My Bachelor’s Thesis is titled “Inventory Forecasting in the Crude Oil Market using Natural Language Processing”, the research takes weekly U.S. Crude Oil Inventories forecasts to future inventory values using deep neural networks, incorporating inventory driver features and novel natural language features derived from breaking financial news headlines to improve forecasting. The hypothesis was that news headlines surrounding oil would enhance forecasting accuracy of US oil inventory values.

Crude oil is the most traded commodity in the world, with $1.45T being traded in 2022, thus has an enormous amount of liquidity, providing trading opportunities. The original motivation for this thesis was to find the correlation between inventory movement and market movement by forecasting the inventory ahead of time using news headlines to achieve returns from the non-linear relationship. However, my final dissertation leaned towards exploring the relationship between news neural network models, headline sentiment, and inventory values, rather than post-inventory market movement.

My research used the Energy Information Administration’s (EIA) weekly reports on crude oil inventories, which offer insights into U.S. oil supply levels on a weekly basis. I also leveraged the weekly preliminary report from the American Petroleum Institute’s (API). These weekly inventory reports help investors gauge the balance between supply and demand in the crude oil market.

EIA Release Numbers & Market Movement on October 18th 2023.

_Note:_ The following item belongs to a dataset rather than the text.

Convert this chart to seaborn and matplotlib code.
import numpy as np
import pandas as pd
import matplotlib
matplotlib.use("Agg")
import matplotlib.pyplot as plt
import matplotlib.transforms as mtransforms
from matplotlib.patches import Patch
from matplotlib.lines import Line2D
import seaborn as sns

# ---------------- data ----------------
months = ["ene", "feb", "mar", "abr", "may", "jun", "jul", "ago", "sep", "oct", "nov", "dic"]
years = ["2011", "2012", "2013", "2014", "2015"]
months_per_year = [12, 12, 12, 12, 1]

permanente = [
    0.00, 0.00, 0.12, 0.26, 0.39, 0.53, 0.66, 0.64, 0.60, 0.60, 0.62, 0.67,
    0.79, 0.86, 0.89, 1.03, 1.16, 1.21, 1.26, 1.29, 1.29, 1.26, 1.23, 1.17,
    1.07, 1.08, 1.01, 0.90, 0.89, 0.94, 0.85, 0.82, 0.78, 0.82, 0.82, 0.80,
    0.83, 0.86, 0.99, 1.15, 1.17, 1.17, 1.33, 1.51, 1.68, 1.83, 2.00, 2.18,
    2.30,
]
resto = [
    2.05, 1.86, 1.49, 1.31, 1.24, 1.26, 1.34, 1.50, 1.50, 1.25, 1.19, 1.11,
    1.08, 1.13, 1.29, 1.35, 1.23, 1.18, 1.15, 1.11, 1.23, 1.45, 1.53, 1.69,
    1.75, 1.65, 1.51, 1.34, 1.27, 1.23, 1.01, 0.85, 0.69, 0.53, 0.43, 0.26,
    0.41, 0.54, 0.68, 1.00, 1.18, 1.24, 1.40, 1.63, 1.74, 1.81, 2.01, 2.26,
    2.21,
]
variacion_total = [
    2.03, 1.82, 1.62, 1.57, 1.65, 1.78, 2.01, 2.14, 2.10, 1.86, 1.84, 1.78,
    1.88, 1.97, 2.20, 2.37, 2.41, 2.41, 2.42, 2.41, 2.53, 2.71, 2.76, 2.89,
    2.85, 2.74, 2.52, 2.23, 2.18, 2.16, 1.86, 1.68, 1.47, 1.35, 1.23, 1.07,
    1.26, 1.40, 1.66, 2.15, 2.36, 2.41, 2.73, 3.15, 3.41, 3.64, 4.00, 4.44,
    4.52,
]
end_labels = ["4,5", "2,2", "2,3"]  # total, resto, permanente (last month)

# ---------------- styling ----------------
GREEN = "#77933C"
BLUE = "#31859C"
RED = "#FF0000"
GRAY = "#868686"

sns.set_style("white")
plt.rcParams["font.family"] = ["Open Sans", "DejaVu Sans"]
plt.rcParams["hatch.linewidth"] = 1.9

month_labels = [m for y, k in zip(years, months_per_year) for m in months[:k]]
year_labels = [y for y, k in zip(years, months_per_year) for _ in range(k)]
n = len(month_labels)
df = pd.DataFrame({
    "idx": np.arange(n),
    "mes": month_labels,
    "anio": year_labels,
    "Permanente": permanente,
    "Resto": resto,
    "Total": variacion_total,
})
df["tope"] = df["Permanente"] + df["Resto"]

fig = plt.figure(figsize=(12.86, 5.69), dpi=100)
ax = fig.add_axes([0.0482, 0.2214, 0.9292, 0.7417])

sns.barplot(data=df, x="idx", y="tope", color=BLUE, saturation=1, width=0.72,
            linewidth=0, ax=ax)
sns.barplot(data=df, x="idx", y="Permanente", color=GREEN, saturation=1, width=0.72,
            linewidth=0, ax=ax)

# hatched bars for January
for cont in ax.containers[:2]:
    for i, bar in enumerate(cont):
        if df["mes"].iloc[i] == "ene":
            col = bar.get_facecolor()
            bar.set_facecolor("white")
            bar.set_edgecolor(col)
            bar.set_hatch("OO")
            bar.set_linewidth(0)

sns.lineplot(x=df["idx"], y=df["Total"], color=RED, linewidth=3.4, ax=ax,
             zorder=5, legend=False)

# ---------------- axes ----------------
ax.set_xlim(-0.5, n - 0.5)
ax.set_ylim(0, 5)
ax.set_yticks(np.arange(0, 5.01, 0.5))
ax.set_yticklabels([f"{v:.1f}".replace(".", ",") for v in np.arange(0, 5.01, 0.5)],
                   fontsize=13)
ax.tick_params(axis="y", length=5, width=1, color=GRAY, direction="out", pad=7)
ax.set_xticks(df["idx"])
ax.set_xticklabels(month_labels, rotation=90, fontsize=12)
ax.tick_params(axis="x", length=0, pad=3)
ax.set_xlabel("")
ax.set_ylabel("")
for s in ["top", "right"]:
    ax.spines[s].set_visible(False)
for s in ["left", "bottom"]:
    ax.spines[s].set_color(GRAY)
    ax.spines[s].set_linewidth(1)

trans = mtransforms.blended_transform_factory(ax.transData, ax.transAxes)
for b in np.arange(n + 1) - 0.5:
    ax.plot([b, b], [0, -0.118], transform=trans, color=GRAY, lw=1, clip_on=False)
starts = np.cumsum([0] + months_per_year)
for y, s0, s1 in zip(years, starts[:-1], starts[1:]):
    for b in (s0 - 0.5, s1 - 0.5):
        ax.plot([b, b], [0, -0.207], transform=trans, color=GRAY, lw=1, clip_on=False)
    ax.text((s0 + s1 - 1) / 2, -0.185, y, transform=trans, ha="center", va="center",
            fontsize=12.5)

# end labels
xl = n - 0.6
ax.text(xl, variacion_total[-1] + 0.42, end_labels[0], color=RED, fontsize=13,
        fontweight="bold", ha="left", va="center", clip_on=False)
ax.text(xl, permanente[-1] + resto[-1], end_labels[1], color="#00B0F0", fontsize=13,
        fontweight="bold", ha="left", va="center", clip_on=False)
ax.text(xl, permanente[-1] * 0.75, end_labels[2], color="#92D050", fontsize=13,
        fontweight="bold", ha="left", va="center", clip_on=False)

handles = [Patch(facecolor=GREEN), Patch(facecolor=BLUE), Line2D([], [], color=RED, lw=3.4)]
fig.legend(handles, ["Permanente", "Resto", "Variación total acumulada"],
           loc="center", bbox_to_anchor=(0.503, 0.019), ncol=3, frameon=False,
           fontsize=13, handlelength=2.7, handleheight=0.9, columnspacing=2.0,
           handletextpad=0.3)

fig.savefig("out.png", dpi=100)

The dataset is as follows: 159 weekly economic events were sampled with 25,530 headlines from FinancialJuice. A pre-trained DistilRoBERTa model that was trained on the Financial Phrasebank dataset, was used to generate aggregate time-decayed sentiment values and word embeddings, further processing was done to reduce dimensions using PCA so our models would not fall short to the curse of dimensionality. Extensive hyperparameter tuning was done using Bayesian optimisation techniques and an expanding window technique was used to ensure consistency in results of training, and showing how well the best models perform over time.

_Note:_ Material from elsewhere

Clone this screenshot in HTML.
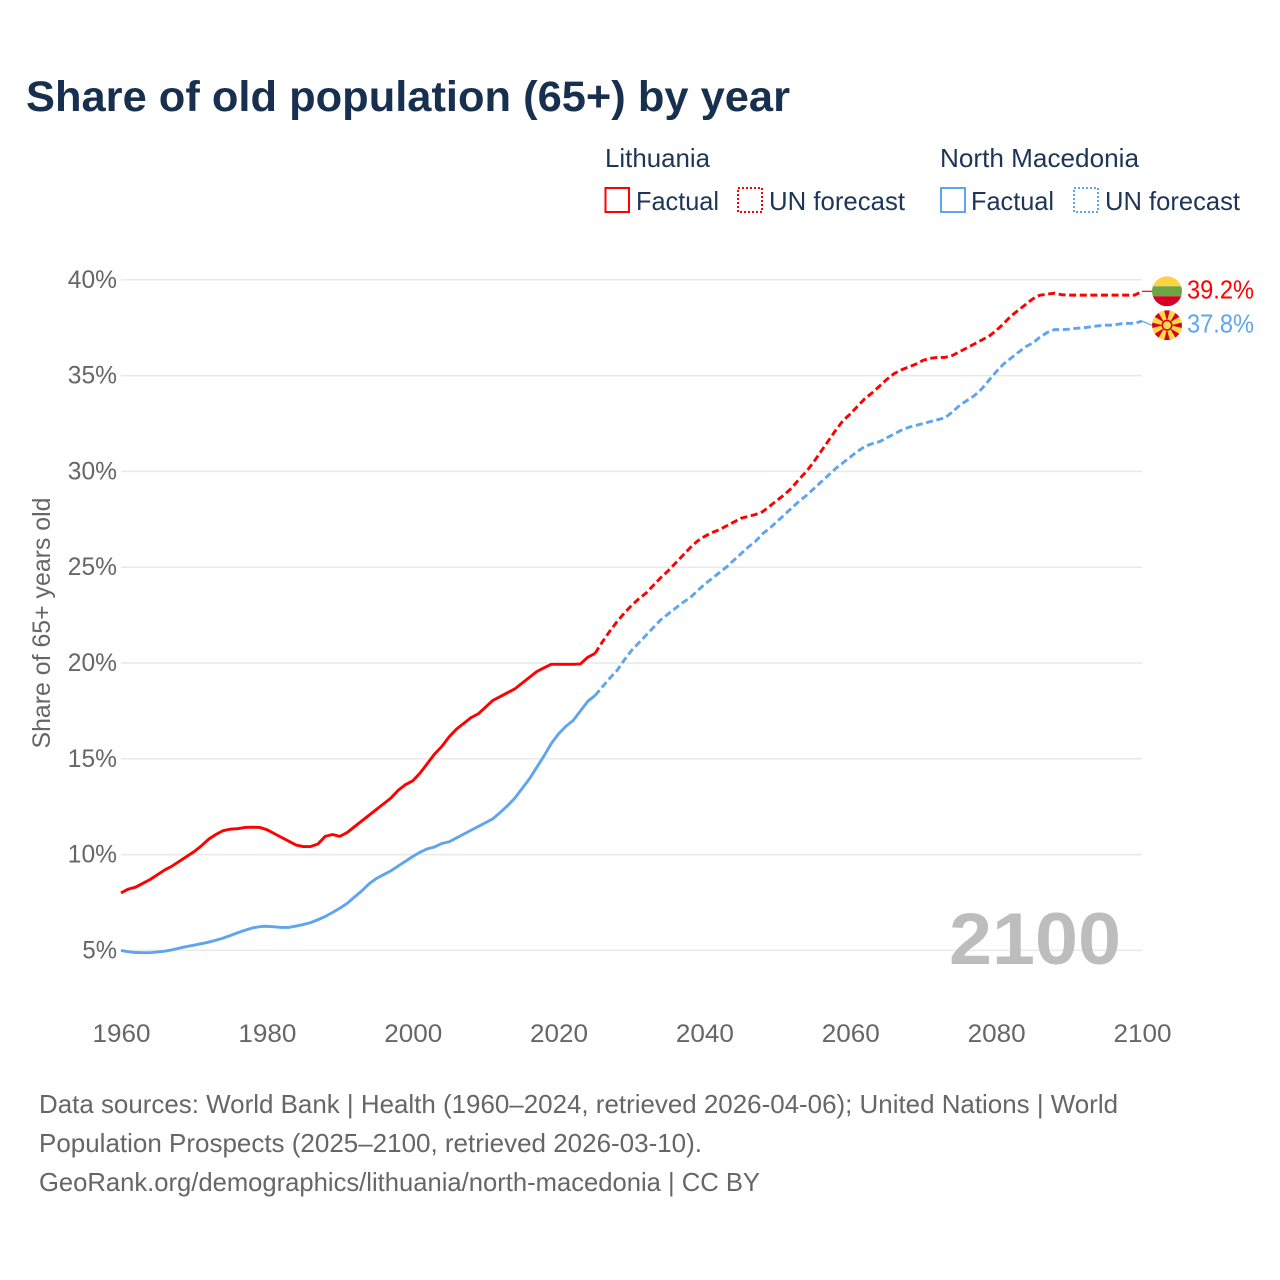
<!DOCTYPE html>
<html lang="en">
<head>
<meta charset="utf-8">
<title>Share of old population (65+) by year</title>
<style>
html,body{margin:0;padding:0;background:#fff;}
#chart{display:block;width:1280px;height:1280px;font-family:"Liberation Sans",sans-serif;}
</style>
</head>
<body>
<svg id="chart" xmlns="http://www.w3.org/2000/svg" width="1280" height="1280" viewBox="0 0 1280 1280">
  <rect x="0" y="0" width="1280" height="1280" fill="#ffffff"/>
  <text x="26" y="111" font-size="43" font-weight="700" fill="#18304f" textLength="764" lengthAdjust="spacingAndGlyphs">Share of old population (65+) by year</text>

  <g font-size="26" fill="#1d3557">
    <text x="605" y="167" textLength="105" lengthAdjust="spacingAndGlyphs">Lithuania</text>
    <rect x="605.5" y="188" width="23.5" height="24" fill="none" stroke="#ff0000" stroke-width="2"/>
    <text x="636" y="210" textLength="83" lengthAdjust="spacingAndGlyphs">Factual</text>
    <rect x="738" y="188" width="24" height="24" fill="none" stroke="#ff0000" stroke-width="2" stroke-dasharray="2 2"/>
    <text x="769" y="210" textLength="136" lengthAdjust="spacingAndGlyphs">UN forecast</text>
    <text x="940" y="167" textLength="199" lengthAdjust="spacingAndGlyphs">North Macedonia</text>
    <rect x="941" y="188" width="24" height="24" fill="none" stroke="#5ea5ee" stroke-width="2"/>
    <text x="971" y="210" textLength="83" lengthAdjust="spacingAndGlyphs">Factual</text>
    <rect x="1074" y="188" width="24" height="24" fill="none" stroke="#5ea5ee" stroke-width="2" stroke-dasharray="2 2"/>
    <text x="1105" y="210" textLength="135" lengthAdjust="spacingAndGlyphs">UN forecast</text>
  </g>

  <g id="grid"></g>
  <g id="yTicks" font-size="25" fill="#666666"></g>
  <g id="xTicks" font-size="25" fill="#666666"></g>
  <text transform="translate(50 623) rotate(-90)" text-anchor="middle" font-size="25" fill="#666666" textLength="251" lengthAdjust="spacingAndGlyphs">Share of 65+ years old</text>
  <text id="yearMark" x="1121" y="964" text-anchor="end" font-size="73" font-weight="700" fill="#bdbdbd" textLength="172" lengthAdjust="spacingAndGlyphs"></text>
  <g id="series"></g>
  <g id="ends"></g>

  <g font-size="26" fill="#666666">
    <text x="39" y="1113" textLength="1079" lengthAdjust="spacingAndGlyphs">Data sources: World Bank | Health (1960–2024, retrieved 2026-04-06); United Nations | World</text>
    <text x="39" y="1152" textLength="663" lengthAdjust="spacingAndGlyphs">Population Prospects (2025–2100, retrieved 2026-03-10).</text>
    <text x="39" y="1191" textLength="721" lengthAdjust="spacingAndGlyphs">GeoRank.org/demographics/lithuania/north-macedonia | CC BY</text>
  </g>
</svg>
<script>
const factualStartYear = 1960;
const forecastStartYear = 2025;
const xTickYears = [1960, 1980, 2000, 2020, 2040, 2060, 2080, 2100];
const yTickValues = [5, 10, 15, 20, 25, 30, 35, 40];
const lithuaniaFactual = [
  8.0, 8.2, 8.3, 8.5, 8.7, 8.95, 9.2, 9.4, 9.65, 9.9,
  10.15, 10.45, 10.8, 11.05, 11.25, 11.33, 11.35, 11.42, 11.43, 11.42,
  11.3, 11.1, 10.9, 10.7, 10.5, 10.42, 10.42, 10.55, 10.95, 11.05,
  10.95, 11.15, 11.45, 11.75, 12.05, 12.35, 12.65, 12.95, 13.35, 13.65,
  13.85, 14.25, 14.75, 15.25, 15.65, 16.15, 16.55, 16.85, 17.15, 17.35,
  17.7, 18.05, 18.25, 18.45, 18.65, 18.95, 19.25, 19.55, 19.75, 19.93,
  19.93, 19.93, 19.93, 19.95, 20.3, 20.5
];
const lithuaniaForecast = [
  20.5, 21.1, 21.65, 22.15, 22.6, 23.0, 23.35, 23.65, 24.05, 24.45,
  24.8, 25.2, 25.6, 26.0, 26.35, 26.6, 26.8, 26.95, 27.15, 27.35,
  27.55, 27.65, 27.75, 27.9, 28.2, 28.5, 28.8, 29.15, 29.6, 30.0,
  30.5, 31.05, 31.6, 32.15, 32.65, 33.0, 33.4, 33.8, 34.1, 34.45,
  34.8, 35.1, 35.3, 35.45, 35.6, 35.8, 35.9, 35.95, 35.95, 36.05,
  36.25, 36.45, 36.65, 36.85, 37.05, 37.35, 37.7, 38.1, 38.4, 38.7,
  39.0, 39.2, 39.25, 39.3, 39.22, 39.2, 39.2, 39.2, 39.2, 39.2,
  39.2, 39.2, 39.2, 39.2, 39.2, 39.4
];
const macedoniaFactual = [
  5.0, 4.93, 4.89, 4.88, 4.88, 4.92, 4.96, 5.03, 5.12, 5.2,
  5.27, 5.35, 5.43, 5.53, 5.64, 5.78, 5.92, 6.05, 6.17, 6.24,
  6.26, 6.23, 6.2, 6.2, 6.27, 6.35, 6.45, 6.6, 6.77, 6.98,
  7.2, 7.45, 7.78, 8.1, 8.47, 8.75, 8.95, 9.15, 9.4, 9.65,
  9.9, 10.12, 10.3, 10.4, 10.58, 10.67, 10.87, 11.07, 11.27, 11.47,
  11.67, 11.87, 12.2, 12.55, 12.95, 13.45, 13.95, 14.55, 15.15, 15.8,
  16.3, 16.7, 17.0, 17.5, 18.0, 18.3
];
const macedoniaForecast = [
  18.3, 18.75, 19.2, 19.6, 20.15, 20.65, 21.05, 21.45, 21.85, 22.25,
  22.55, 22.85, 23.15, 23.4, 23.75, 24.1, 24.4, 24.7, 25.0, 25.35,
  25.7, 26.05, 26.35, 26.75, 27.05, 27.4, 27.75, 28.1, 28.45, 28.75,
  29.1, 29.45, 29.8, 30.15, 30.45, 30.75, 31.05, 31.3, 31.45, 31.55,
  31.75, 31.95, 32.15, 32.3, 32.4, 32.5, 32.6, 32.7, 32.8, 33.1,
  33.45, 33.7, 33.95, 34.3, 34.75, 35.2, 35.6, 35.9, 36.2, 36.5,
  36.7, 37.0, 37.25, 37.4, 37.4, 37.42, 37.47, 37.5, 37.55, 37.6,
  37.63, 37.63, 37.7, 37.72, 37.73, 37.85
];
const endLabels = ["39.2%", "37.8%"];

const NS = "http://www.w3.org/2000/svg";
const RED = "#ff0000";
const BLUE = "#5ea5ee";
function xScale(year) { return 121 + (year - 1960) * (1142 - 121) / 140; }
function yScale(v) { return 950.4 - (v - 5) * (950.4 - 279.8) / 35; }
function make(tag, attrs, parent) {
  const el = document.createElementNS(NS, tag);
  for (const k in attrs) el.setAttribute(k, attrs[k]);
  parent.appendChild(el);
  return el;
}
function linePath(values, startYear) {
  return values.map(function (v, i) {
    return (i ? "L" : "M") + xScale(startYear + i).toFixed(2) + " " + yScale(v).toFixed(2);
  }).join(" ");
}

const grid = document.getElementById("grid");
const yTicks = document.getElementById("yTicks");
const xTicks = document.getElementById("xTicks");
yTickValues.forEach(function (v) {
  const gl = make("line", { x1: xScale(1960), x2: xScale(2100), y1: yScale(v), y2: yScale(v), stroke: "#e9e9e9", "stroke-width": 1.5 }, grid);
  
  
  const s = v + "%";
  const t = make("text", { x: 117, y: yScale(v) + 8, "text-anchor": "end", textLength: 14.6 * (s.length - 1) + 20, lengthAdjust: "spacingAndGlyphs" }, yTicks);
  t.textContent = s;
  
  
});
xTickYears.forEach(function (y) {
  const t = make("text", { x: xScale(y) + 0.5, y: 1042, "text-anchor": "middle", textLength: 58, lengthAdjust: "spacingAndGlyphs" }, xTicks);
  t.textContent = y;
  
  
});
document.getElementById("yearMark").textContent = xTickYears[xTickYears.length - 1];

const seriesG = document.getElementById("series");
function drawLine(values, startYear, color, dashed, name) {
  const attrs = { d: linePath(values, startYear), fill: "none", stroke: color, "stroke-width": 2.9, "stroke-linejoin": "round" };
  if (dashed) attrs["stroke-dasharray"] = "7 3.6";
  const p = make("path", attrs, seriesG);
  
  
}
drawLine(macedoniaFactual, factualStartYear, BLUE, false, "line-north-macedonia-factual");
drawLine(macedoniaForecast, forecastStartYear, BLUE, true, "line-north-macedonia-forecast");
drawLine(lithuaniaFactual, factualStartYear, RED, false, "line-lithuania-factual");
drawLine(lithuaniaForecast, forecastStartYear, RED, true, "line-lithuania-forecast");

const ends = document.getElementById("ends");
const flagX = xScale(2100) + 25;
const lastLith = lithuaniaForecast[lithuaniaForecast.length - 1];
const lastMac = macedoniaForecast[macedoniaForecast.length - 1];
const lithY = yScale(lastLith);
const macY = Math.max(yScale(lastMac) + 4, lithY + 34);

function connector(fromValue, toY, color, name) {
  const c = make("line", { x1: xScale(2100), y1: yScale(fromValue), x2: flagX - 15, y2: toY, stroke: color, "stroke-width": 1.2 }, ends);
  
  
}
connector(lastLith, lithY, RED, "connector-lithuania");
connector(lastMac, macY, BLUE, "connector-north-macedonia");

const defs = make("defs", {}, ends);
const clip = make("clipPath", { id: "lithClip" }, defs);
make("circle", { cx: flagX, cy: lithY, r: 15 }, clip);
const flagL = make("g", { "clip-path": "url(#lithClip)" }, ends);


make("rect", { x: flagX - 15, y: lithY - 15, width: 30, height: 10, fill: "#ffd243" }, flagL);
make("rect", { x: flagX - 15, y: lithY - 5, width: 30, height: 10, fill: "#6da544" }, flagL);
make("rect", { x: flagX - 15, y: lithY + 5, width: 30, height: 10, fill: "#d80027" }, flagL);

const clipM = make("clipPath", { id: "macClip" }, defs);
make("circle", { cx: flagX, cy: macY, r: 15 }, clipM);
const flagM = make("g", { "clip-path": "url(#macClip)" }, ends);


make("circle", { cx: flagX, cy: macY, r: 15, fill: "#d80027" }, flagM);
for (let a = 0; a < 8; a++) {
  const ang = a * Math.PI / 4 + Math.PI / 8;
  const dx = Math.cos(ang), dy = Math.sin(ang);
  const nx = -dy, ny = dx;
  const pts = [
    [flagX + nx * 1, macY + ny * 1],
    [flagX + dx * 17 + nx * 3.4, macY + dy * 17 + ny * 3.4],
    [flagX + dx * 17 - nx * 3.4, macY + dy * 17 - ny * 3.4],
    [flagX - nx * 1, macY - ny * 1]
  ].map(function (p) { return p[0].toFixed(2) + "," + p[1].toFixed(2); }).join(" ");
  make("polygon", { points: pts, fill: "#ffda44" }, flagM);
}
make("circle", { cx: flagX, cy: macY, r: 5.5, fill: "#d80027" }, flagM);
make("circle", { cx: flagX, cy: macY, r: 4, fill: "#ffda44" }, flagM);

function endLabel(text, y, color, name) {
  const t = make("text", { x: 1187, y: y + 7, "font-size": 25.5, fill: color, textLength: 67, lengthAdjust: "spacingAndGlyphs" }, ends);
  t.textContent = text;
  
  
}
endLabel(endLabels[0], lithY, RED, "end-label-lithuania");
endLabel(endLabels[1], macY, BLUE, "end-label-north-macedonia");
</script>
</body>
</html>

Transformer model results on test data, using max pooled embeddings passed through a linear layer.

Results from the models are largely inconclusive, likely due to three things. Firstly, the nature of financial news headlines being short in text and lacking context. Secondly, the Pre-Trained model having context of the Financial Phrasebank dataset, rather than a text corpus that better represents the supply and demand dynamics of the crude oil market. Thirdly, the small sample size of 159 release events. The lowest mean squared error transformers achieved was 5.16 with PCA-reduced max-pooled embeddings with a linear dense layer. The LSTM models underperformed, this is likely due to the nature of Transformers being able to handle contextual awareness better.

There was a lot of learning to be done with this project. The scope was extensive, and I made too many assumptions on how the data would perform. In hindsight, the typical “throw a neural network at it” approach did not work well, and time would be better spent exploring the dataset and running smaller trial tests, before batch throwing lots of tensors through a neural net, and brute-forcing hyper-parameter optimisation. On this note, the signal-to-noise ratio may have been too high, by processing the textual embeddings so many times, there was not conclusive testing applied to see how effective each signal being input was, and checking if the data was becoming less effective which each embedding function being applied. Infact, the neural network without any sentiment and embeddings outperformed others.

However, this research proposes a lot of promise, as a fine-tuned time-series deep neural network model with an augmented dataset would be expected to handle the task more effectively, mitigating weaknesses of a pre-trained model, utilising the strength of models built for time-series data and using the natural language expertise of transformer neural network models. In addition, US indices are much more sensitive to news, whereas commodities are more prone to long-term macroeconomic outlooks. This study demanded significant expertise in artificial intelligence, data science, finance and statistics, all fields which I am both passionate about and aim to pursue as I progress in my career.

Everyday there are breaking financial news headlines reported by news platforms such as Financial Juice. This project aimed to take all tagged historical headlines, and capture the relationship between the time of headlines being released and the market movement afterwards. The methodology of the project is to gather over 100,000 breaking news headlines, and analyse the semantic structure in relation to three years of market time-series data by generating volatility metrics and visualising with topic modelling tools.

Time is Money: A Visualisation

To view the interactive map, head over to the nomic.ai build

The interactive map can be split into a two core components, the time series data and the unstructured headline data. For the time series data, we use the open, high, low and close values surrounding the headline release to generate volatility values, which were produced from the Garman-Klass estimator as this considers OHLC data and is more fit for intraday price extremums. A sliding window method was utilised to take the average garman klass volatility at specific time windows (2m, 5m, 15m, 30m and 60m). The headlines were then embedded using Open-AI’s embedding tool to workout the simialrity of headlines. The embeddings create 768-dimensional vectors that can be visualised in a 2D plane, where the closer two headlines are in this space, the more similar Open-AI deems them to be.

In addition, we had over 300,000 headlines. Since the majority of these headlines was untagged, we trained a multi label Transformer classifier model with the tagged headlines to identify what the tags of new, unseen headlines would be. This tagging tool identified the relevant tags for the testing dataset of headlines with 90% precision.